Der Liberale Friedrich Naumann meint gar: "Dieser Kaiser, über den ihr euch aufregt, ist euer Spiegelbild!" Die Fassade von Pickelhauben und Paraden ist symptomatisch für die "verspätete Nation". Der Pomp überspielt vieles. Die "innere" Einigung Deutschlands ist ins Stocken geraten, der junge Staat bleibt in sich gespalten. Alte territoriale wie konfessionelle Gegensätze bieten Konfliktstoff, im industriellen Aufschwung tun sich tiefe soziale Gräben auf. Der Reichstag, allen voran die stark anwachsende Sozialdemokratie, fordert mit der Zeit ein Ende des "persönlichen Regiments" Wilhelms II.

Der Kaiser beschimpft die Partei der Linken als "Vaterlandslose Gesellen". SPD-Abgeordnete wie Philipp Scheidemann reklamieren das deutsche Vaterland allerdings auch für sich: Durch die Politik des Monarchen sei der Bestand, die Einheit und der Frieden des Reiches gefährdet, sagt er. In dem Werdegang des prominenten Sozialdemokraten und des letzten deutschen Kaisers spiegelt sich vieles, was die Deutschen damals einte und trennte. Erstmals werden die gegensätzlichen Rollen und Charaktere, die Wilhelms II. und Scheidemanns, in einem Film dargestellt.
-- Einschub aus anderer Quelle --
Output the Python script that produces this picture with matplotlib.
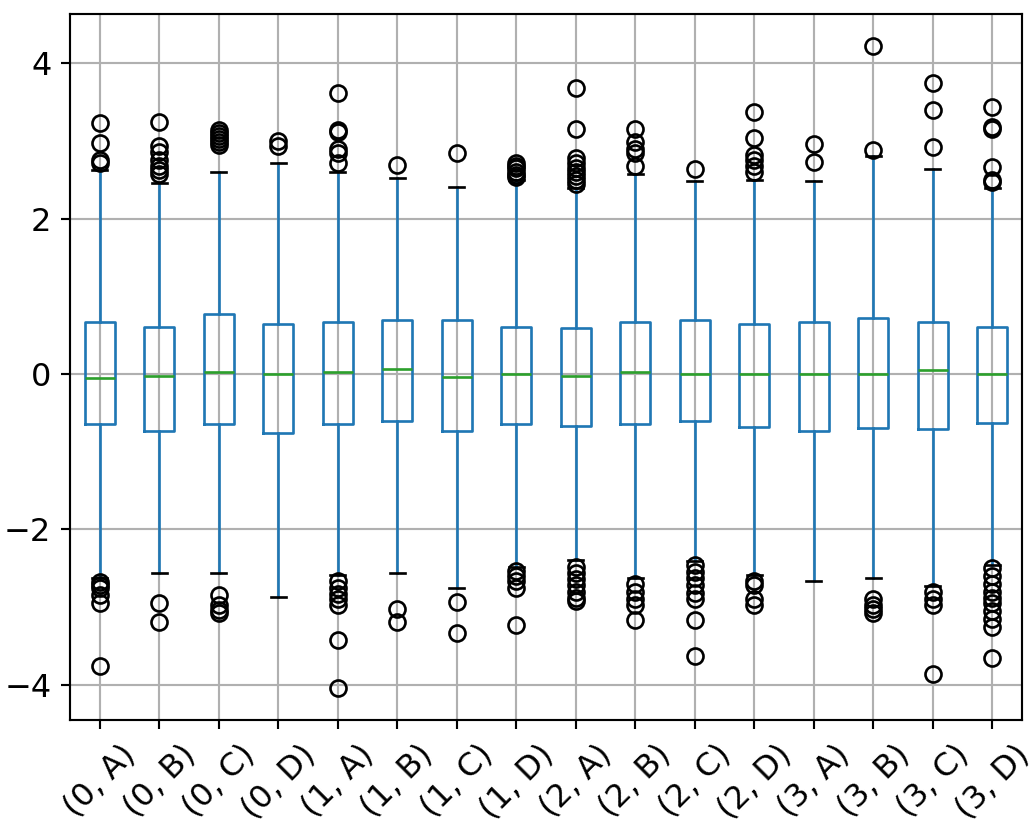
import matplotlib
matplotlib.use("Agg")
import matplotlib.pyplot as plt

plt.rcParams["font.size"] = 12

labels = ["(0, A)", "(0, B)", "(0, C)", "(0, D)", "(1, A)", "(1, B)", "(1, C)", "(1, D)",
          "(2, A)", "(2, B)", "(2, C)", "(2, D)", "(3, A)", "(3, B)", "(3, C)", "(3, D)"]

medians = [-0.05, -0.03, 0.03, 0.0, 0.02, 0.06, -0.04, 0.0,
           -0.03, 0.02, 0.0, 0.0, 0.0, 0.0, 0.05, 0.0]
q1 = [-0.65, -0.73, -0.65, -0.76, -0.65, -0.60, -0.74, -0.65,
      -0.67, -0.65, -0.60, -0.68, -0.73, -0.69, -0.71, -0.63]
q3 = [0.67, 0.61, 0.77, 0.64, 0.67, 0.69, 0.69, 0.61,
      0.59, 0.67, 0.69, 0.64, 0.67, 0.72, 0.67, 0.61]
whis_lo = [-2.63, -2.56, -2.56, -2.87, -2.59, -2.56, -2.76, -2.49,
           -2.40, -2.62, -2.41, -2.59, -2.67, -2.62, -2.73, -2.46]
whis_hi = [2.63, 2.46, 2.60, 2.72, 2.60, 2.52, 2.41, 2.50,
           2.39, 2.58, 2.49, 2.50, 2.49, 2.80, 2.64, 2.40]

fliers_hi = [
    [3.23, 2.97, 2.75, 2.72],
    [3.24, 2.93, 2.86, 2.75, 2.68, 2.62, 2.58],
    [3.14, 3.10, 3.06, 3.02, 2.98, 2.95],
    [3.00, 2.93],
    [3.62, 3.14, 3.12, 2.90, 2.85, 2.72],
    [2.69],
    [2.85],
    [2.72, 2.68, 2.65, 2.60, 2.56, 2.53],
    [3.68, 3.15, 2.78, 2.72, 2.65, 2.60, 2.55, 2.50, 2.45],
    [3.15, 2.98, 2.90, 2.85, 2.68],
    [2.64],
    [3.37, 3.04, 2.82, 2.76, 2.68, 2.60],
    [2.96, 2.73],
    [4.22, 2.88],
    [3.74, 3.40, 2.92],
    [3.44, 3.18, 3.15, 2.67, 2.50, 2.47],
]
fliers_lo = [
    [-2.68, -2.72, -2.76, -2.84, -2.95, -3.76],
    [-2.95, -3.19],
    [-2.85, -2.97, -3.04, -3.08],
    [],
    [-2.67, -2.75, -2.83, -2.90, -2.97, -3.42, -4.04],
    [-3.03, -3.19],
    [-2.94, -3.33],
    [-2.54, -2.60, -2.67, -2.75, -3.23],
    [-2.48, -2.56, -2.64, -2.72, -2.80, -2.88, -2.92],
    [-2.70, -2.80, -2.90, -2.97, -3.17],
    [-2.46, -2.55, -2.63, -2.72, -2.82, -2.90, -3.17, -3.63],
    [-2.67, -2.72, -2.90, -2.97],
    [],
    [-2.90, -2.97, -3.03, -3.08],
    [-2.80, -2.90, -2.97, -3.86],
    [-2.50, -2.60, -2.70, -2.80, -2.88, -2.95, -3.05, -3.15, -3.25, -3.66],
]

stats = []
for i, lab in enumerate(labels):
    stats.append({
        "label": lab,
        "med": medians[i],
        "q1": q1[i],
        "q3": q3[i],
        "whislo": whis_lo[i],
        "whishi": whis_hi[i],
        "fliers": fliers_hi[i] + fliers_lo[i],
    })

dpi = 192
fig = plt.figure(figsize=(1034 / dpi, 828 / dpi), dpi=dpi)
ax = fig.add_axes([70 / 1034, 108 / 828, 952 / 1034, 706 / 828])

ax.bxp(stats,
       boxprops=dict(color="#1f77b4"),
       whiskerprops=dict(color="#1f77b4"),
       capprops=dict(color="black"),
       medianprops=dict(color="#2ca02c"),
       flierprops=dict(marker="o", markerfacecolor="none", markeredgecolor="black"))

ax.grid(True)
ax.set_axisbelow(True)
ax.set_yticks([-4, -2, 0, 2, 4])
ax.set_yticklabels(["\u22124", "\u22122", "0", "2", "4"])
plt.setp(ax.get_xticklabels(), rotation=45)

fig.savefig("out.png", dpi=dpi)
Wilhelm II. verfolgt andere Visionen als der Gründungskanzler Bismarck. Dieser hat der Welt vor Augen führen wollen, dass sich der neu gegründete Staat friedlich in das Konzert der Mächte einfügen kann. Der junge Hohenzoller aber will Kaiser einer Weltmacht sein, die mit den anderen Großmächten mithalten kann. Am deutschen Wesen, heißt es in nationalistischen Kreisen, solle die Welt genesen, notfalls unter militärischen Druck. So bildet sich ein internationales Bündnis gegen Wilhelms Reich. Deutschland fühlt sich von seinen Nachbarn eingekreist. Tatsächlich kreist es sich allmählich aus. Die Mächte in Europa rechnen mit dem großen Schlagabtausch, und sie verhindern ihn nicht, als der Kontinent der Katastrophe entgegentaumelt. Der Kaiser und die Opposition schließen im Angesicht des Krieges "Burgfrieden" - vorläufig.

Der Erste Weltkrieg wird zum ersten industriellen Vernichtungskrieg, zur Urkatastrophe des 20. Jahrhunderts. Der mörderische Grabenkampf, vor allem an der Westfront, übertrifft an Grausamkeit, an menschlicher Verrohung selbst die schlimmsten Ahnungen. Hier wächst die Saat für eine Zeit, in der der Mensch nur noch als Material gilt. 1918 ist das deutsche Heer am Ende, und selbst die Generäle haben das begriffen. Eingestehen wollen sie es freilich nicht - zumindest nicht vor der Nation.

Wilhelm II. weigert sich abzudanken. Erst der Druck der Straße vermag das Kaisertum zu beseitigen. "Das deutsche Volk hat auf der ganzen Line gesiegt. Das Alte und Morsche, die Monarchie ist zusammengebrochen. Es lebe das Neue! Es lebe die deutsche Republik!", ruft am 9. November 1918 der SPD-Fraktionsvorsitzende Philipp Scheidemann aus. Die erste Demokratie auf deutschem Boden entsteht - doch die Bürden der Vergangenheit wiegen schwer.

Nach dem Krieg drängen einige Nachbarn auf eine Niederhaltung Deutschlands, es wird mit seinen Verbündeten zum Kriegsschuldigen erklärt. Nicht der deutsche Kaiser und seine Militärs, die den Krieg geführt haben, sondern Vertreter der jungen Weimarer Demokratie sind gezwungen, den Versailler Vertrag zu unterschreiben. Das diskreditierte die gerade erst gegründete deutsche Republik in den Augen vieler. Deutschland soll nach dem Krieg aber für 70 Jahre nicht zur Ruhe kommen.

Die Sendung wird ausgestrahlt am Dienstag, den 31.07.2018 um 14:15 Uhr auf PHOENIX.